Each year the library puts out an issue of The Halcyon: The Newsletter of the Friends of The Thomas Fisher Rare Book Library (the most recent issue was released a couple of weeks ago) dedicated to items and collections purchased by the library in the previous year. Not all items make it to the newsletter - not surprising given that the Fisher typically purchases hundreds of new items every year - but they are interesting nonetheless. One of my personal favourites is a collection of diaries that was kept by Caroline Louisa Lock from 1865-1872.

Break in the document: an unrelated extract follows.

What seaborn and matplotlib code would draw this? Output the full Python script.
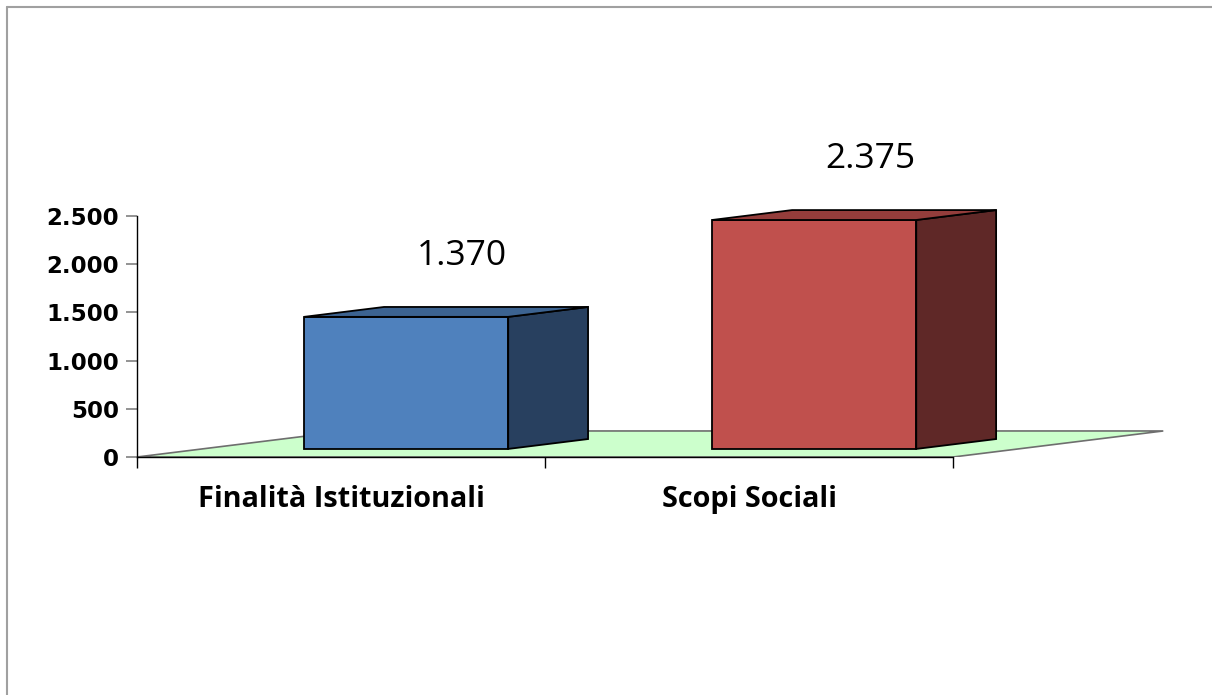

Caroline Louisa Lock begins her diary in January of 1865 in Lahore, India, where her husband Lieut. Edward Lock of the 82nd regiment was stationed. They were in India in the first years of the British Raj with the Indian Rebellion having just ended in 1858, and this was a rather tense period of British rule. Caroline’s husband and his regiment took part in suppressing the rebellion, receving a medal for his role. They remained in India until October 1865 when they began the long journey back to England, arriving on December 27th. She continued writing her diary in England until 1872.
There are five notebooks, labeled in gold on the spines respectively as: Visits & Addresses, Memoranda, Daily Journal, Personal Expenses, and Cash Account. Despite the labels, Caroline used three as diaries, one to list expenses, and another remained unused. They come in a charming polished wooden box with three blue-and-white Wedgewood style plaques. The box is hinged at the top, and when one inserts the skeleton key that accompanies it, the clasp opens and the volumes spring up. Also accompanying the volumes is a cased ambrotype photograph of Caroline at the time of her marriage in 1859, as well as 2 paper packets of her hair, one labelled "Carry’s first grey hair."
Her entries are often brief in the extreme; for instance in January 1865, “10th, 11th, 12th, archery,” with many other days being summed up in less than a line. She writes about balls and parties, games of croquet and archery, a very wet picnic in the Shahlamar (presumably the Shalamar Gardens), and the rounds of social calls of those in her milieu. Some of her entries are deeply personal, such as those dealing with death of her child, Edward, on May 14, 1865. Others are dramatic, such as the description of her voyage home to England where on one leg of the journey aboard P&O Carnatic, her friend Mrs. H. at 11pm “was astonished by seeing a man half way in at her window she made a mad dash at him, but he had taken a boot & some under cloths!” Nonetheless one gets the flavour of the social circuit and lives of a British army family at the time.
The portion of the diaries from her time in India are particularly interesting as they offer a tantalizing glimpse of the life of an English military family in this tumultuous and formative time in Indian history. One of the consequences of the Indian Rebellion was that it was determined that there needed to be greater fellowship between the British and Indian populations. At first glance one is stuck by the exceedingly English nature of these diaries. Caroline’s social circle, their pastimes of croquet and archery, the excitement over mail arriving from Britain, to her spending time reading Tennyson in the mess of her husband’s regiment, all speak to a decidedly British lifestyle. One salient example of Caroline’s engagement with local culture is when a she, along with a large party, visit the Golden Temple, then move onto the gardens where they enjoyed tiffin (referring to the custom of having a light meal in the afternoon which had superseded the notion of afternoon tea) and croquet. Even the box itself is telling of the relationship between British and local cultures. Adorned with Wedgewood style plaques, the box was made in Lahore of coromandel wood, a wood so prized, particularly by the British, that it was nearly extinct by the 20th century.